Inspirées par le mouvement #MeToo, deux actrices, la Française Nadège Beausson-Diagne et la Burkinabè Azata Soro, présentes au Fespaco de Ouagadougou, ont accusé jeudi des cinéastes africains de harcèlement sexuel et d’agressions contre elles.
« Il est temps de parler. La peur doit changer de camp », a déclaré Nadège Beausson-Diagne, populaire pour ses rôles dans la série « Plus belle la vie » et le film « Bienvenue chez les Ch’tis », lors d’un entretien avec l’AFP pendant le 26e Festival panafricain du cinéma et de la télévision de Ouagadougou (Fespaco).
« Il y a eu #Metoo en Amérique, #Balancetonporc en France; en Afrique personne n’en a encore parlé, mais ce n’est parce que ça n’existe pas. C’est là partout, pas que contre les actrices, mais aussi les réalisatrices, les scénaristes, les techniciennes, qui vivent le harcèlement, des agressions sexuelles, des viols », affirme la comédienne de 46 ans.
En lançant le mouvement #Memepaspeur, elle veut « libérer la parole des femmes » en Afrique.
Comédienne et réalisatrice de 32 ans, Azata Soro dit avoir été agressée et défigurée en 2017 par le réalisateur burkinabè Tahirou Tasséré Ouedraogo lors du tournage d’une série, « Le Trône », produite par Orange Studio, en compétition au Fespaco.
Un monstre
A la suite d’un incident sur le tournage, « il m’a agressé avec un tesson de bouteille. Il m’a déchiré le visage », raconte-telle en larmes.
Elle affirme qu’auparavant, il l’avait harcelée sexuellement pendant six ans lors de plusieurs productions, lui demandant de le « masser », insistant pour coucher avec elle.
Au procès pour l’agression avec le tesson de bouteille, M. Ouedraogo avait reconnu les faits, demandé pardon, et été condamné par la justice à une peine de prison avec sursis, selon un journaliste de l’AFP présent à l’audience. Il n’a jamais versé de dommages et intérêts à Mme Soro, selon elle.
« Tahirou est un monstre », dit-elle.
Joint au téléphone par l’AFP, M. Ouedraogo s’est refusé à tout commentaire.
Sans vouloir donner de nom, Nadège Beausson-Diagne explique avoir été victime de harcèlement et d’agressions lors de deux tournages en Afrique, après s’être fait connaître dans un film sélectionné au Fespaco en 2001.
Dans la première production, au Burkina, « le producteur a fait venir plusieurs grands réalisateurs qui m’ont dragué lourdement ». « Ils m’ont dit qu’ils avaient la clé de ma chambre d’hôtel. Je ne dormais plus », raconte la comédienne, étouffant des sanglots.

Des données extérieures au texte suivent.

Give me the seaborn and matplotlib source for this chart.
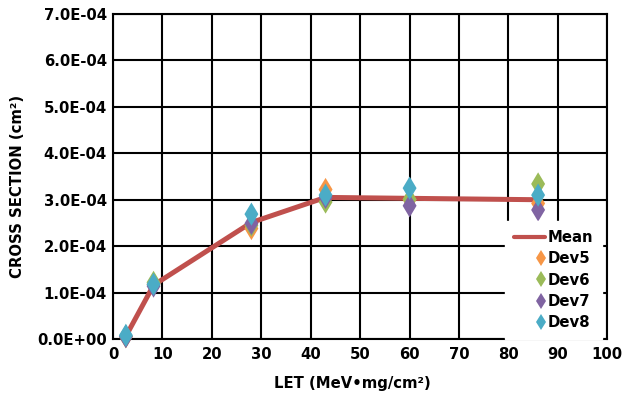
import matplotlib
matplotlib.use("Agg")
import matplotlib.pyplot as plt
import seaborn as sns
import pandas as pd
from matplotlib.lines import Line2D
from matplotlib.legend_handler import HandlerLine2D
from matplotlib.ticker import FuncFormatter, MultipleLocator

# LET values (MeV·mg/cm²) and measured cross sections (cm²)
let = [2.6, 8.2, 28, 43, 60, 86]
mean = [0.06e-4, 1.16e-4, 2.51e-4, 3.05e-4, 3.03e-4, 3.00e-4]
dev5 = [0.05e-4, 1.18e-4, 2.38e-4, 3.22e-4, 3.00e-4, 2.92e-4]
dev6 = [0.06e-4, 1.22e-4, 2.45e-4, 2.95e-4, 3.01e-4, 3.34e-4]
dev7 = [0.05e-4, 1.14e-4, 2.49e-4, 3.05e-4, 2.87e-4, 2.78e-4]
dev8 = [0.08e-4, 1.18e-4, 2.69e-4, 3.10e-4, 3.25e-4, 3.10e-4]
devices = ["Dev5", "Dev6", "Dev7", "Dev8"]
x_ticks = list(range(0, 101, 10))

mean_color = "#C0504D"
dev_colors = ["#F79646", "#9BBB59", "#8064A2", "#4BACC6"]

sns.set_style("white")
plt.rcParams["font.family"] = ["DejaVu Sans"]
plt.rcParams["font.weight"] = "bold"
plt.rcParams["axes.labelweight"] = "bold"
for key in ["text.color", "axes.labelcolor", "xtick.color", "ytick.color"]:
    plt.rcParams[key] = "black"

FS = 10.7

rows = []
for name, vals in zip(devices, [dev5, dev6, dev7, dev8]):
    for x, y in zip(let, vals):
        rows.append({"LET": x, "xs": y, "device": name})
devs = pd.DataFrame(rows)
mean_df = pd.DataFrame({"LET": let, "xs": mean})

fig = plt.figure(figsize=(6.22, 3.98), dpi=100)
ax = fig.add_axes([0.1817, 0.1482, 0.7947, 0.8166])

sns.lineplot(data=mean_df, x="LET", y="xs", color=mean_color, linewidth=3.6,
             ax=ax, zorder=2, legend=False, sort=False)
sns.scatterplot(data=devs, x="LET", y="xs", hue="device", hue_order=devices,
                palette=dev_colors, marker="d", s=140, linewidth=0,
                ax=ax, zorder=3, legend=False, clip_on=False)

ax.set_xlim(0, 100)
ax.set_ylim(0, 7e-4)
ax.set_xticks(x_ticks)
ax.yaxis.set_major_locator(MultipleLocator(1e-4))
ax.yaxis.set_major_formatter(FuncFormatter(lambda v, p: f"{v:.1E}"))
ax.set_axisbelow(True)
ax.grid(True, color="black", linewidth=1.5)
for sp in ax.spines.values():
    sp.set_color("black")
    sp.set_linewidth(1.5)
ax.tick_params(axis="both", length=0, labelsize=FS, labelcolor="black")
ax.tick_params(axis="x", pad=6)
ax.tick_params(axis="y", pad=4.5)
for lab in ax.get_xticklabels() + ax.get_yticklabels():
    lab.set_fontweight("bold")

ax.set_xlabel("LET (MeV•mg/cm²)", fontsize=FS, fontweight="bold", color="black")
ax.set_ylabel("CROSS SECTION (cm²)", fontsize=FS, fontweight="bold", color="black")
ax.xaxis.set_label_coords(0.485, -0.115)
ax.yaxis.set_label_coords(-0.178, 0.47)


class MarkerAtRight(HandlerLine2D):
    """Place the single legend marker near the right end of the handle."""
    def get_xdata(self, legend, xdescent, ydescent, width, height, fontsize):
        right = -xdescent + width - 0.3 * fontsize
        return [right - 0.1, right + 0.1], [right]


mean_handle = Line2D([], [], color=mean_color, linewidth=3)
dev_handles = [Line2D([], [], linestyle="none", marker="d", markersize=8,
                      markerfacecolor=c, markeredgewidth=0, color=c)
               for c in dev_colors]
handler_map = {h: MarkerAtRight(numpoints=1) for h in dev_handles}
leg = ax.legend([mean_handle] + dev_handles, ["Mean"] + devices,
                loc="lower right", bbox_to_anchor=(0.989, 0.0),
                borderaxespad=0, frameon=True, fancybox=False,
                framealpha=1, edgecolor="white", facecolor="white",
                prop={"size": FS, "weight": "bold"},
                handlelength=2.1, handletextpad=0.15, labelspacing=0.42,
                borderpad=0.6, handler_map=handler_map)
for t in leg.get_texts():
    t.set_color("black")
leg.set_zorder(5)

fig.savefig("out.png", dpi=100)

Parler pour se reconstruire
Lors du tournage d’un autre film, qui sera sélectionné au festival de Cannes, le réalisateur a demandé à la maquilleuse : « Fais en sorte que Nadège couche avec moi, sinon je te vire+ ».
« Avant chaque action, il venait me dire +je t’aime+ à l’oreille ». « Il m’a proposé de l’argent, de m’installer dans une maison, de me faire des enfants, de faire venir ma mère. Sa maîtresse enceinte était présente sur le tournage ».
Puis l’agression sexuelle est arrivée. « Pour aller à une réception, je me suis retrouvée seule en voiture avec lui. A un moment il a tourné pour s’engager dans une forêt, et il a commencé à me toucher. J’ai hurlé, il a arrêté ».
« C’était il y a longtemps, mais la douleur est toujours là. J’invite les jeunes femmes à parler pour se reconstruire », explique Mme Beausson Diagne.
« J’invite aussi « les institutions » à ne plus donner des subventions » « à ces prédateurs sexuels, qui ne font des films que pour coucher avec des jeunes femmes », lance-t-elle.
Lancé fin 2017, le mouvement de libération de la parole des femmes #MeToo, et son équivalent #Balancetonporc en France, ont éclaboussé les mondes du cinéma, de la mode, des médias et de la politique, conduisant à la chute de nombreuses personnalités.